Thanking God in the Last Days

Posted by Site Admin On 3:39 PM

by Samuel Geroy
   Thanksgiving is a wonderful culture to cultivate for a group of people or a family. The Samaritan who was healed of leprosy had that culture (Luke 17:11-19). When he realized that his sickness was gone he went back in order to thank the Lord for healing him. The other nine did not. This culture was also practiced by Nehemiah during the dedication of the rebuilt wall of Jerusalem in 430 B.C. (Nehemiah 12:27-43). Then King Josiah renewed the covenant and praise to God during his reign in Judah, 640-609 B.C. He celebrated the greatest Passover ever done in Jerusalem (2 Kings 23:21-23). Then Israel also renewed her promises to God (2 Kings 23:1-3).
   But there is also the negative of thanksgiving, people who did not thank God. Cain killed his brother instead of correcting his wrong sacrifice (Genesis 4:8-12). Lucifer became proud instead of thanking God for his beauty (Isaiah 14:12-15). Judas Iscariot betrayed Jesus instead of thanking him (Matthew 26:14-16, 27:1-10). Esau despised and sold his birthright instead of thanking God for it (Genesis 25:29-34). Israel’s kings never thanked God for their privilege of reigning over His people (2 Kings 17:18-20). Demas did not thank the Lord for his privilege of joining Apostle Paul’s missionary journeys (Colossians 4:9-17, 2 Timothy 4:10).
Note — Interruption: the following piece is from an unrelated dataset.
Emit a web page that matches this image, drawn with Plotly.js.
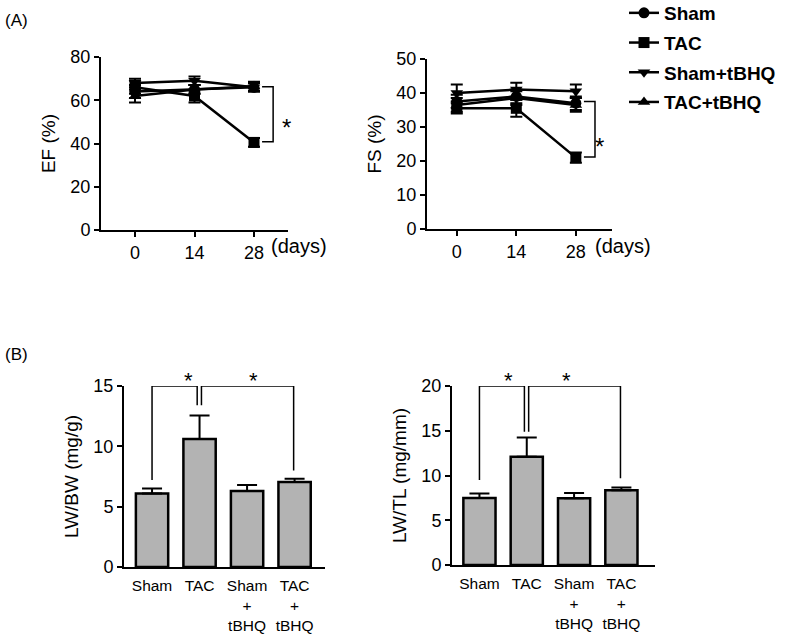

   In contrast, men and women of God always thanked Him: Abraham (Genesis 12:1-9), David (2 Samuel 23:1-7), and Mary (Luke 2:46-55). There of them in the whole Scriptures and many, many more in actual life. Job showed this character when he was tried with problems too difficult even for a man to bear (he lost his wealth and children in a day). Yet he remained righteous by accepting his trials as from the Lord in spite of the pain (Job 1:14-19). So the Lord restored his wealth double and gave him sons and daughters again (42:10-17). These people of God showed a thankful character that is greater then culture.
   Finally, the greatest thanksgiving is a choice one makes. King Hezekiah made it his choice that despite the difficulties he still will praise God (2 Kings 20: 1-19). He restored the temple and worshiped God; then he celebrated the Passover (2 Chronicles 30). Even when disciplined for his sin of showing off his wealth to the Babylonian visitors he still praised the word of the Lord (2 Kings 20:19) and thanked Him for adding fifteen more years to his life.
   Other people of God thanked Him no matter what the circumstances: Shadrach, Meshach and Abednego (Daniel 3:17, 18). They faced the lions in faith and were not eaten by them. They gave honor to the end. Martyr Stephen, though stoned to death (Acts 7) gave God the glory and forgave his killers in the end. The leader of his killers, Saul, was converted and became Apostle Paul.
   The highest goal of our lives is to praise and thank God no matter what.